[Start of Dataset content]

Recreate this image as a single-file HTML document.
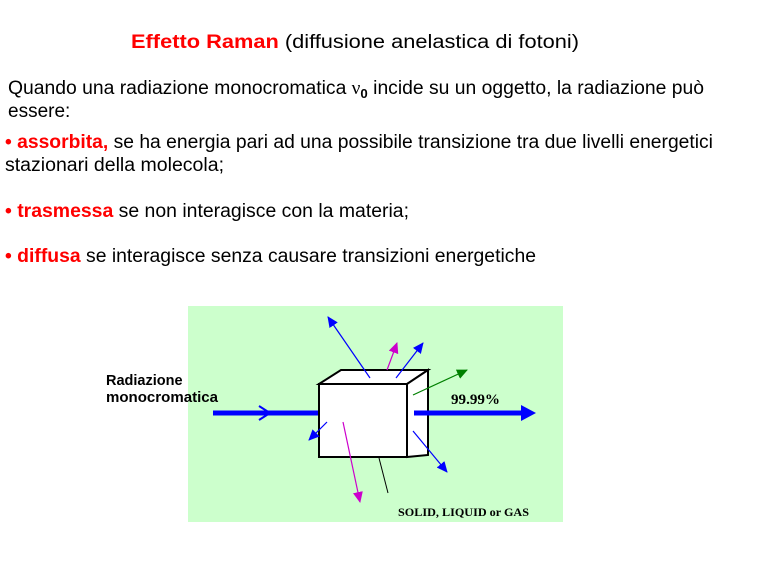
<!DOCTYPE html>
<html><head><meta charset="utf-8"><style>
html,body{margin:0;padding:0;background:#fff;width:768px;height:576px;overflow:hidden}
svg{display:block}
</style></head><body>
<svg width="768" height="576" viewBox="0 0 768 576" xmlns="http://www.w3.org/2000/svg" font-family="Liberation Sans, Arial, sans-serif">
<g font-size="19" fill="#000">
<text x="131" y="48" textLength="448" lengthAdjust="spacingAndGlyphs"><tspan fill="#ff0000" font-weight="bold">Effetto Raman</tspan> (diffusione anelastica di fotoni)</text>
<text x="8" y="94" textLength="696" lengthAdjust="spacingAndGlyphs">Quando una radiazione monocromatica <tspan font-family="Liberation Serif, serif">ν</tspan><tspan font-size="13" font-weight="bold" dy="4">0</tspan><tspan dy="-4"> incide su un oggetto, la radiazione può</tspan></text>
<text x="8" y="117">essere:</text>
<text x="5" y="148" textLength="708" lengthAdjust="spacingAndGlyphs"><tspan fill="#ff0000" font-weight="bold">• assorbita,</tspan>  se ha energia pari ad una possibile transizione tra due livelli energetici</text>
<text x="5" y="171" textLength="219" lengthAdjust="spacingAndGlyphs">stazionari della molecola;</text>
<text x="5" y="217" textLength="404" lengthAdjust="spacingAndGlyphs"><tspan fill="#ff0000" font-weight="bold">• trasmessa</tspan> se non interagisce con la materia;</text>
<text x="5" y="262" textLength="531" lengthAdjust="spacingAndGlyphs"><tspan fill="#ff0000" font-weight="bold">• diffusa</tspan> se interagisce senza causare transizioni energetiche</text>
</g>
<rect x="188" y="306" width="375" height="216" fill="#ccffcc"/>
<g font-size="14.5" font-weight="bold"><text x="106" y="385">Radiazione</text><text x="106" y="402" textLength="112" lengthAdjust="spacingAndGlyphs">monocromatica</text></g>
<defs>
<marker id="b" markerWidth="11" markerHeight="10" refX="10" refY="5" orient="auto" markerUnits="userSpaceOnUse"><path d="M0,0 L11,5 L0,10 Z" fill="#0000ff"/></marker>
<marker id="m" markerWidth="11" markerHeight="10" refX="10" refY="5" orient="auto" markerUnits="userSpaceOnUse"><path d="M0,0 L11,5 L0,10 Z" fill="#cc00cc"/></marker>
<marker id="g" markerWidth="11" markerHeight="10" refX="10" refY="5" orient="auto" markerUnits="userSpaceOnUse"><path d="M0,0 L11,5 L0,10 Z" fill="#008000"/></marker>
</defs>
<line x1="213" y1="413" x2="318" y2="413" stroke="#0000ff" stroke-width="5"/>
<path d="M259,406 L270,413 L259,420" fill="none" stroke="#0000ff" stroke-width="2"/>
<path d="M319,384 L341,370 L428,370 L407,384 Z" fill="#fff" stroke="#000" stroke-width="2"/>
<path d="M407,384 L428,370 L428,455 L407,457 Z" fill="#fff" stroke="#000" stroke-width="2"/>
<rect x="319" y="384" width="88" height="73" fill="#fff" stroke="#000" stroke-width="2"/>
<line x1="414" y1="413" x2="522" y2="413" stroke="#0000ff" stroke-width="5"/>
<path d="M521,405 L536,413 L521,421 Z" fill="#0000ff"/>
<line x1="370" y1="378" x2="328" y2="317" stroke="#0000ff" stroke-width="1.2" marker-end="url(#b)"/>
<line x1="387" y1="370" x2="397" y2="343" stroke="#cc00cc" stroke-width="1.2" marker-end="url(#m)"/>
<line x1="396" y1="378" x2="423" y2="343" stroke="#0000ff" stroke-width="1.2" marker-end="url(#b)"/>
<line x1="413" y1="395" x2="467" y2="370" stroke="#008000" stroke-width="1.2" marker-end="url(#g)"/>
<line x1="413" y1="431" x2="447" y2="472" stroke="#0000ff" stroke-width="1.2" marker-end="url(#b)"/>
<line x1="327" y1="422" x2="309" y2="440" stroke="#0000ff" stroke-width="1.2" marker-end="url(#b)"/>
<line x1="343" y1="422" x2="360" y2="502" stroke="#cc00cc" stroke-width="1.2" marker-end="url(#m)"/>
<line x1="379" y1="458" x2="388" y2="493" stroke="#000" stroke-width="1"/>
<g font-family="Liberation Serif, serif" font-weight="bold" fill="#000">
<text x="451" y="404" font-size="15" textLength="49" lengthAdjust="spacingAndGlyphs">99.99%</text>
<text x="398" y="516" font-size="11.5" textLength="131" lengthAdjust="spacingAndGlyphs">SOLID, LIQUID or GAS</text>
</g>
</svg>
</body></html>
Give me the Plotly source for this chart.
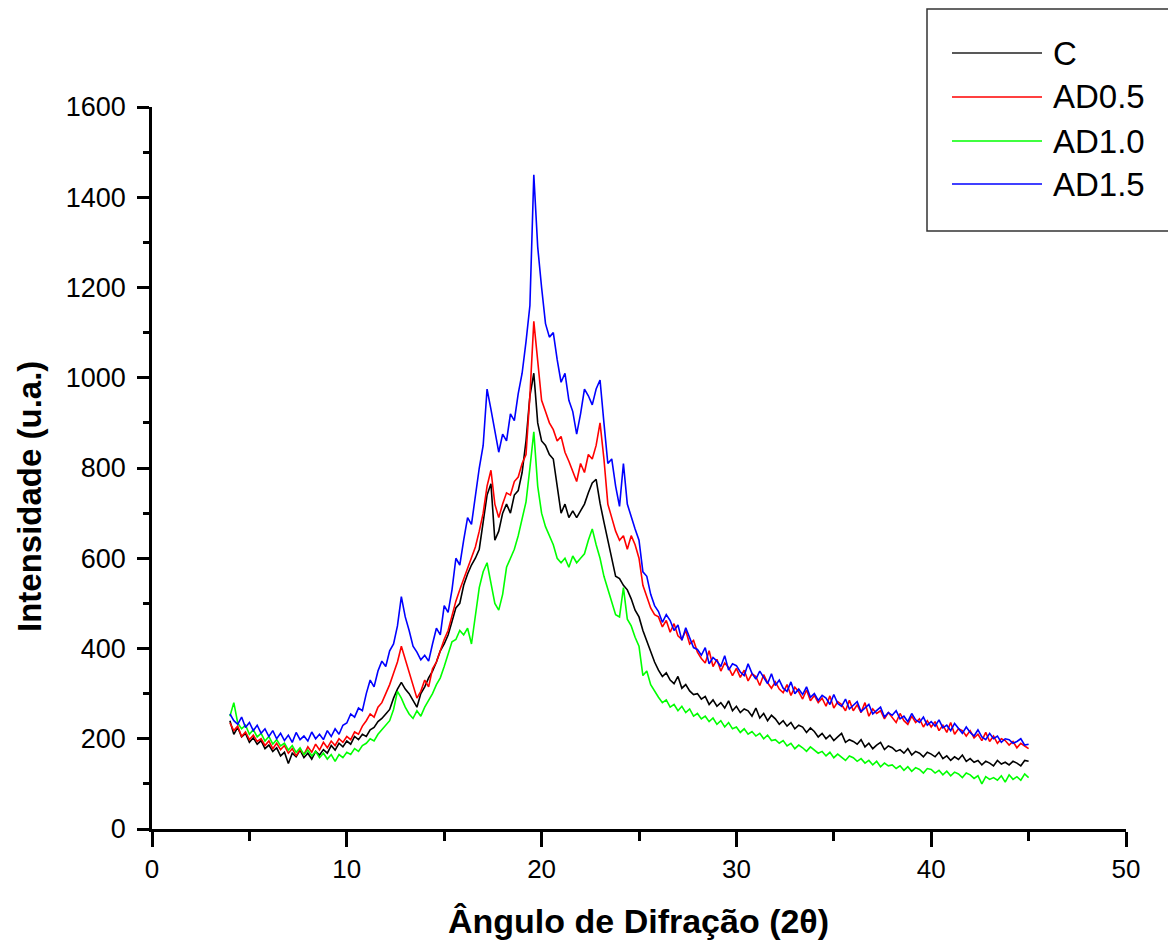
import numpy as np
import plotly.graph_objects as go

# 2-theta sampling grid (degrees), 4.0 .. 45.0
two_theta = np.round(np.arange(4.0, 45.0001, 0.2), 1)

C = [
    240, 210, 225, 204, 212, 192, 202, 188, 196, 178,
    186, 172, 180, 162, 170, 145, 168, 160, 175, 158,
    168, 155, 172, 164, 176, 168, 185, 175, 190, 182,
    195, 188, 205, 198, 210, 205, 220, 225, 238, 245,
    255, 265, 290, 310, 325, 310, 300, 285, 270, 300,
    315, 335, 350, 370, 395, 410, 430, 460, 490, 500,
    540, 565, 585, 600, 620, 680, 740, 765, 640, 660,
    700, 720, 700, 740, 750, 790, 860, 960, 1010, 900,
    860, 850, 830, 820, 760, 700, 720, 690, 705, 690,
    705, 720, 745, 767, 775, 722, 680, 640, 605, 560,
    555, 540, 530, 510, 485, 470, 440, 415, 395, 370,
    352, 338, 346, 330, 322, 338, 312, 320, 306, 298,
    300, 288, 294, 276, 286, 272, 280, 268, 284, 262,
    272, 258, 266, 262, 250, 268, 246, 256, 240, 252,
    244, 232, 240, 228, 236, 222, 230, 226, 214, 224,
    216, 204, 212, 200, 208, 196, 204, 212, 192, 198,
    194, 188, 198, 182, 190, 178, 186, 192, 176, 184,
    180, 172, 176, 168, 178, 164, 172, 168, 160, 170,
    166, 160, 170, 156, 162, 152, 160, 154, 164, 150,
    156, 148, 152, 142, 150, 146, 140, 152, 144, 148,
    142, 150, 146, 140, 152, 150,
]

AD05 = [
    235, 218, 228, 205, 215, 198, 208, 194, 200, 185,
    195, 178, 190, 176, 185, 168, 178, 162, 176, 165,
    182, 170, 188, 175, 192, 180, 195, 185, 200, 192,
    205, 198, 215, 210, 228, 240, 255, 248, 270, 280,
    300, 320, 345, 370, 405, 375, 345, 320, 290, 305,
    330, 315, 355, 370, 395, 420, 440, 475, 505, 530,
    555, 575, 600, 625, 660, 700, 760, 795, 720, 690,
    720, 745, 740, 770, 780, 810, 830, 960, 1125, 1040,
    950, 925, 900, 885, 860, 870, 835, 815, 790, 770,
    810, 790, 830, 820, 850, 900, 820, 720, 690, 660,
    640, 650, 620, 650, 630, 600, 540, 515, 490, 475,
    470, 448, 462, 436, 455, 428, 420, 440, 410, 418,
    392, 378, 368, 395, 360, 376, 350, 368, 358, 340,
    356, 336, 352, 328, 344, 338, 318, 342, 324, 312,
    326, 310, 302, 320, 296, 314, 304, 288, 308, 284,
    296, 280, 290, 272, 295, 268, 282, 276, 262, 285,
    262, 275, 258, 280, 250, 266, 256, 262, 244, 258,
    248, 236, 256, 240, 232, 250, 236, 244, 226, 240,
    226, 238, 218, 230, 214, 236, 210, 222, 218, 206,
    218, 202, 210, 196, 214, 194, 206, 190, 200, 196,
    186, 194, 180, 190, 184, 178,
]

AD10 = [
    250, 280, 235, 222, 230, 210, 220, 204, 212, 195,
    205, 188, 198, 184, 190, 175, 185, 170, 180, 165,
    175, 162, 172, 158, 168, 155, 165, 150, 165, 158,
    170, 165, 178, 172, 185, 190, 200, 195, 210, 220,
    228, 240, 265, 305, 290, 270, 255, 245, 262, 250,
    270, 285, 300, 320, 335, 360, 385, 415, 420, 440,
    430, 445, 410, 470, 535, 570, 590, 545, 500, 485,
    520, 580, 600, 620, 650, 690, 725, 800, 880, 760,
    700, 670, 650, 630, 600, 590, 600, 580, 605, 590,
    600, 610, 640, 665, 630, 600, 560, 530, 505, 475,
    470, 535, 465, 450, 425, 405, 340, 350, 320, 305,
    292, 280, 286, 270, 276, 262, 272, 258, 266, 250,
    256, 244, 250, 238, 246, 232, 240, 226, 236, 222,
    226, 214, 222, 210, 216, 206, 212, 200, 208, 196,
    198, 190, 196, 184, 190, 178, 186, 180, 172, 182,
    176, 168, 172, 162, 170, 158, 166, 160, 152, 162,
    158, 150, 156, 146, 152, 142, 150, 138, 146, 140,
    142, 134, 140, 130, 138, 128, 136, 132, 124, 134,
    132, 124, 130, 120, 128, 118, 126, 122, 114, 124,
    120, 112, 118, 100, 116, 110, 114, 108, 118, 104,
    120, 110, 116, 108, 122, 114,
]

AD15 = [
    255, 240, 232, 248, 225, 236, 218, 230, 212, 222,
    205, 218, 200, 212, 196, 208, 192, 214, 198, 206,
    195, 215, 200, 210, 198, 218, 205, 222, 210, 230,
    235, 255, 248, 268, 262, 300, 330, 315, 350, 372,
    360, 395, 410, 450, 515, 470, 440, 405, 392, 375,
    385, 372, 410, 445, 430, 495, 480, 530, 600, 585,
    640, 690, 675, 740, 800, 850, 975, 930, 880, 835,
    875, 860, 920, 905, 965, 1010, 1080, 1160, 1450, 1290,
    1200, 1120, 1090, 1100, 1040, 990, 1010, 950, 925, 875,
    920, 975, 960, 940, 975, 995, 900, 810, 820, 760,
    715, 810, 720, 690, 665, 640, 570, 560, 520, 495,
    482, 458, 475, 462, 440, 452, 418, 446, 425, 402,
    398, 385, 402, 366, 380, 372, 360, 384, 352, 366,
    362, 348, 340, 366, 345, 332, 350, 336, 322, 344,
    318, 330, 312, 305, 326, 300, 310, 298, 315, 292,
    300, 285, 296, 290, 276, 298, 278, 272, 288, 266,
    274, 282, 260, 268, 276, 255, 262, 270, 248, 258,
    252, 262, 244, 250, 238, 256, 242, 236, 248, 230,
    238, 228, 242, 224, 230, 218, 234, 222, 212, 226,
    214, 206, 220, 204, 198, 212, 200, 206, 192, 200,
    198, 190, 194, 200, 186, 188,
]

series_names = ["C", "AD0.5", "AD1.0", "AD1.5"]
series_values = [C, AD05, AD10, AD15]
series_colors = ["#000000", "#FF0000", "#00FF00", "#0000FF"]

x_ticks = [0, 10, 20, 30, 40, 50]
y_ticks = [0, 200, 400, 600, 800, 1000, 1200, 1400, 1600]

for v in series_values:
    assert len(v) == len(two_theta)

fig = go.Figure()
for name, vals, col in zip(series_names, series_values, series_colors):
    fig.add_trace(go.Scatter(x=two_theta, y=vals, mode="lines", name=name,
                             line=dict(color=col, width=1.6), showlegend=False))

FONT = "Liberation Sans, Arial, sans-serif"

# page body has an 8px margin, so the figure is 8px smaller and margins compensate
fig.update_layout(
    width=1168, height=934,
    margin=dict(l=144, r=50, t=99, b=113, autoexpand=False),
    paper_bgcolor="white", plot_bgcolor="white",
    showlegend=False,
    font=dict(family=FONT, color="#000000"),
)

fig.update_xaxes(
    range=[0, 50], tickvals=x_ticks, ticktext=[str(t) for t in x_ticks],
    showline=True, linecolor="#000000", linewidth=2.5,
    ticks="outside", ticklen=15, tickwidth=2.5, tickcolor="#000000",
    minor=dict(ticks="outside", ticklen=9, tickwidth=2.5, tickcolor="#000000", dtick=5, tick0=0, showgrid=False),
    showgrid=False, zeroline=False,
    tickfont=dict(family=FONT, size=26, color="#000000"),
)
fig.update_yaxes(
    range=[0, 1600], tickvals=y_ticks, ticktext=[str(t) for t in y_ticks],
    showline=True, linecolor="#000000", linewidth=2.5,
    ticks="outside", ticklen=12, tickwidth=2.5, tickcolor="#000000",
    minor=dict(ticks="outside", ticklen=6, tickwidth=2.5, tickcolor="#000000", dtick=100, tick0=0, showgrid=False),
    showgrid=False, zeroline=False, ticklabelstandoff=6,
    tickfont=dict(family=FONT, size=27, color="#000000"),
)

# pixel helpers (absolute page pixels -> paper coords of the plot area 152..1126 x 107..829)
def px2x(px):
    return (px - 152) / 974

def py2y(py):
    return (829 - py) / 722

# axis titles
fig.add_annotation(text="<b>Ângulo de Difração (2θ)</b>", xref="paper", yref="paper",
                   x=px2x(638), y=py2y(921), xanchor="center", yanchor="middle",
                   showarrow=False, font=dict(family=FONT, size=34, color="#000000"))
fig.add_annotation(text="<b>Intensidade (u.a.)</b>", xref="paper", yref="paper",
                   x=px2x(29), y=py2y(496), xanchor="center", yanchor="middle",
                   textangle=-90, showarrow=False, font=dict(family=FONT, size=33, color="#000000"))

# legend box drawn manually
fig.add_shape(type="rect", xref="paper", yref="paper",
              x0=px2x(927), x1=px2x(1172), y0=py2y(231), y1=py2y(9),
              line=dict(color="#333333", width=1.5), fillcolor="white", layer="above")
rows_py = [53, 97, 141, 184]
for name, col, rpy in zip(series_names, series_colors, rows_py):
    fig.add_shape(type="line", xref="paper", yref="paper",
                  x0=px2x(952), x1=px2x(1042), y0=py2y(rpy), y1=py2y(rpy),
                  line=dict(color=col if col != "#000000" else "#222222", width=1.5), layer="above")
    fig.add_annotation(text=name, xref="paper", yref="paper",
                       x=px2x(1051), y=py2y(rpy), xanchor="left", yanchor="middle",
                       showarrow=False, font=dict(family=FONT, size=33, color="#000000"))

fig.write_html("out.html")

[End of Dataset content]

• Exercise: Return a copy of every line that includes the word "this".

• The answer:
Recreate this image as a single-file HTML document.
Give me the Plotly source for this chart.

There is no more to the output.